A couple of establishments deserve special mention, Brett Favre has a steakhouse in the vicinity amongst many sports bars. Again we have to mention one place in particular, and that is Kroll's West Restaurant, directly across from Lambeau. This Green Bay institution opened up in 1936 and is famous for its chili and most notably, its burgers with toppings such as ketchup, onions, and two slabs of butter...yes, you read that correctly. Radio personality Jim Rome once mentioned that Green Bay stands amongst the fattest cities in America, that after being offered shots of ranch dressing at his tour stop here. With all this plus the brats and cheese we also know that folks here love their cholesterol!

The Lambeau Field Atrium
With the renovation now completed, this venue stakes the claim of being the first "retro" stadium in the NFL. Brick facade, stone accents and wrought iron dominate the exterior architecture, reminiscent of the new baseball parks erected during the last 15 years. The main entrance is on the northeast corner of the building and that is where you will find the stupendous Atrium at Lambeau Field. The beautifully landscaped and flowered entrance plaza outside makes for a great meeting spot and photo op, and people were lined up waiting to take their pictures at the massive statues of Curly Lambeau and Vince Lombardi. Step inside, and your senses will be dazzled, for here you will see a soaring five story atrium all flooded in natural light and beautifully tiled and decorated. Some of the facilities you will find in the atrium - the two level team store, with doors to the outside and to the lobby. Then there is the Packers Hall of Fame, relocated from their former home across the street from the stadium. Curly's Pub is on the second floor, a restaurant and bar with plenty of table seating and TVs to enjoy the game. Some specialty concession stands, including Brett Favre's stand are also exclusive to the Atrium. And we should mention an interactive game area and entertainment zone, also on the second floor. Glass view elevators and escalator towers provide a great view of the whole setup while riding upstairs. And balconies overlook the lobby from each level. Clearly, they have built a facility that is not only for use on ten game dates, but is a year round entertainment destination. And they did it with taste and style!

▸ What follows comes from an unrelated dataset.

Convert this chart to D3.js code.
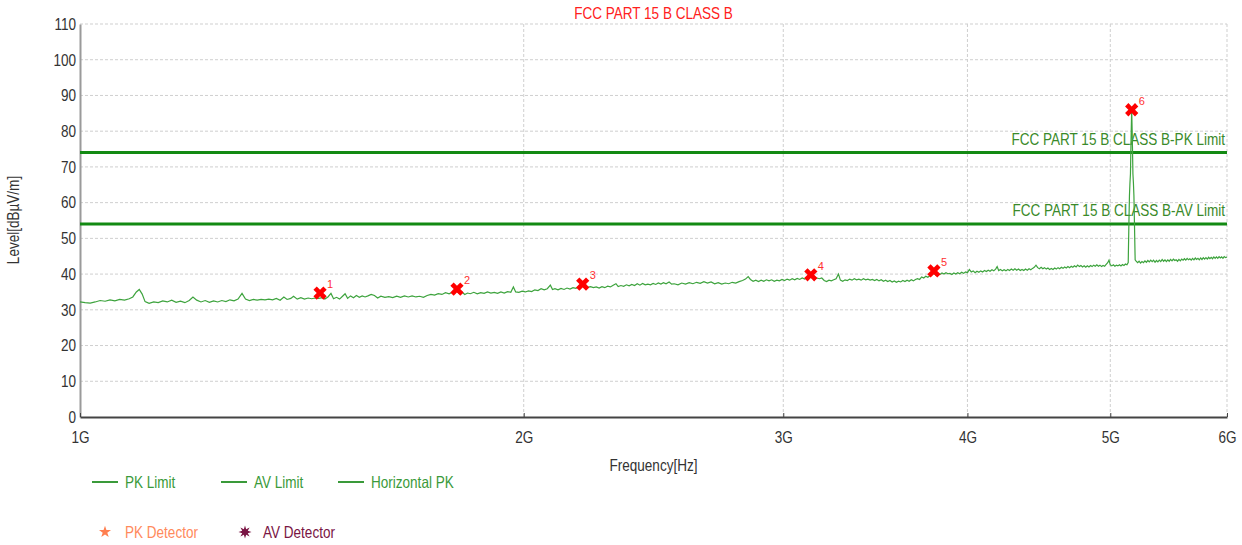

The renovation more than doubled the width of concourses and turned this from a one concourse to a two concourse facility. They maintained the "retro" look by keeping the old steel support beams and framework in place and even the old stenciled section signage, but painted and repaved the areas to give everything a fresh look. Concession stands were all given new canopies and old fashioned light fixtures. But the coolest decorative features are the ad panels and great moments exhibits amply scattered throughout the corridors. All signage here is black and white, the ads are old fashioned and "retro", and the historical murals are all done very nicely. The building is easy to navigate, until making your way into the seating area. That's where things get a bit dicey...

Seating Area
One of the most famous seating bowls in all of sports, again we cannot emphasize enough about the old time feel of this place as it is something you cannot wholly recreate. Seating capacity was expanded and is now at roughly 70,000.  Even with the renovation, the overall look of the seating bowl was left unchanged. Still bench seating with stenciled seat numbers, very narrow aisles and stairwells, and the only armchair seats in the building are the outdoor club seats on the east sideline. Indoor club seats and suites ring the top of the building on three sides, but the seating bowl is totally open air and very intimate. New scoreboards and video boards have been installed high above each end zone, and we were sorry to see the massive analog "Oneida Nation" clock gone. No digital LED boards or high tech gizmos here... the distinctive look was kept intact.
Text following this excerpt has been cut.